Author: Stefan Boddie, Managing Director, DL Consulting Ltd.
Digital collections, and particularly digitized newspapers, are unlike other websites in that they comprise massive amounts of content on wide-ranging and disparate topics. Proper SEO to enable suitable indexing is the only way to ensure that the content can be discovered by search engine crawlers like Google.
Joanna DiPasquale, Digital Project Librarian at Vassar College, has been in charge of the Vassar College Digital Newspaper Archives project since 2011. In her work with the collection she noticed that Google and other search engines were not discovering the site. Joanna did some initial investigations and working with the team at Veridian determined that the site was not optimized for Google Indexing. Within a few days the Veridian team enhanced the site for indexing through a software upgrade.

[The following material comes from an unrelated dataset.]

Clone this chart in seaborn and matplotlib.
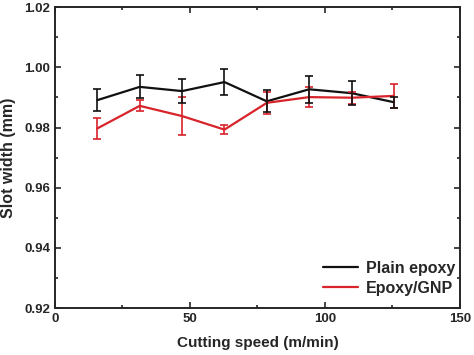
import numpy as np
import pandas as pd
import matplotlib
matplotlib.use("Agg")
import matplotlib.pyplot as plt
import seaborn as sns
from matplotlib.ticker import MultipleLocator

# data
speed = [15.7, 31.4, 47.1, 62.8, 78.5, 94.2, 110.0, 125.6]
plain = [0.9891, 0.9935, 0.9921, 0.9951, 0.9887, 0.9927, 0.9914, 0.9884]
plain_err = [0.0036, 0.0038, 0.0040, 0.0042, 0.0036, 0.0044, 0.0040, 0.0018]
gnp = [0.9797, 0.9872, 0.9838, 0.9793, 0.9882, 0.9901, 0.9899, 0.9905]
gnp_err = [0.0035, 0.0018, 0.0062, 0.0016, 0.0037, 0.0032, 0.0020, 0.0039]

df = pd.DataFrame({
    "speed": speed * 2,
    "width": plain + gnp,
    "err": plain_err + gnp_err,
    "series": ["Plain epoxy"] * len(speed) + ["Epoxy/GNP"] * len(speed),
})
colors = {"Plain epoxy": "#111111", "Epoxy/GNP": "#d8232a"}

sns.set_style("ticks")
plt.rcParams["font.family"] = ["Liberation Sans", "DejaVu Sans"]
plt.rcParams["font.weight"] = "bold"

fig = plt.figure(figsize=(4.74, 3.55), dpi=100)
ax = fig.add_axes([0.116, 0.132, 0.854, 0.848])

sns.lineplot(data=df, x="speed", y="width", hue="series", palette=colors,
             linewidth=1.6, ax=ax)
for name, g in df.groupby("series"):
    ax.errorbar(g["speed"], g["width"], yerr=g["err"], fmt="none",
                ecolor=colors[name], elinewidth=1.2, capsize=3, capthick=1.2)

ax.set_xlim(0, 150)
ax.set_ylim(0.92, 1.02)
ax.xaxis.set_major_locator(MultipleLocator(50))
ax.xaxis.set_minor_locator(MultipleLocator(25))
ax.yaxis.set_major_locator(MultipleLocator(0.02))
ax.yaxis.set_minor_locator(MultipleLocator(0.01))
ax.yaxis.set_major_formatter(plt.FormatStrFormatter("%.2f"))
ax.tick_params(which="both", direction="in", top=True, right=True, width=1.2)
ax.tick_params(which="major", length=4, labelsize=9.5)
ax.tick_params(which="minor", length=2.5)
for s in ax.spines.values():
    s.set_linewidth(1.4)

ax.set_xlabel("Cutting speed (m/min)", fontsize=11, fontweight="bold", labelpad=8)
ax.set_ylabel("Slot width (mm)", fontsize=11.5, fontweight="bold", labelpad=6)

leg = ax.legend(loc="lower right", bbox_to_anchor=(1.0, 0.025), frameon=False,
                fontsize=11.5, handlelength=2.2, handletextpad=0.5,
                borderaxespad=0.1, borderpad=0.2, labelspacing=0.3)
for t in leg.get_texts():
    t.set_fontweight("bold")

fig.savefig("out.png", dpi=100)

The results were impressive. In the 3 months prior to the SEO enhancements total site visits were 447 or about 5 per day. In the 3 months after indexing enhancements total site visits jumped to 12,552, about 140 per day!
With over 50,000 pages of rich content, the Vassar College Digital Newspaper Archives posed a significant challenge for the “Googlebot” crawler prior to setting up appropriate SEO. There was simply too much data to get through without the proper technical parameters in place. Adding a sitemap and a robots.txt file has the effect of directing the crawler through the content pages and preventing it from getting lost in pages with information that would be irrelevant in search queries. As the crawler passes through the content pages it indexes the metadata which now informs Google search results, matching queries directly to the content within the collection.
The SEO enhancements created for and lessons learned from Vassar College and other similar projects are now an integral part of Veridian. Every Veridian installation is now carefully configured and monitored to ensure it is indexed properly by Google, Bing, and other major web search engines.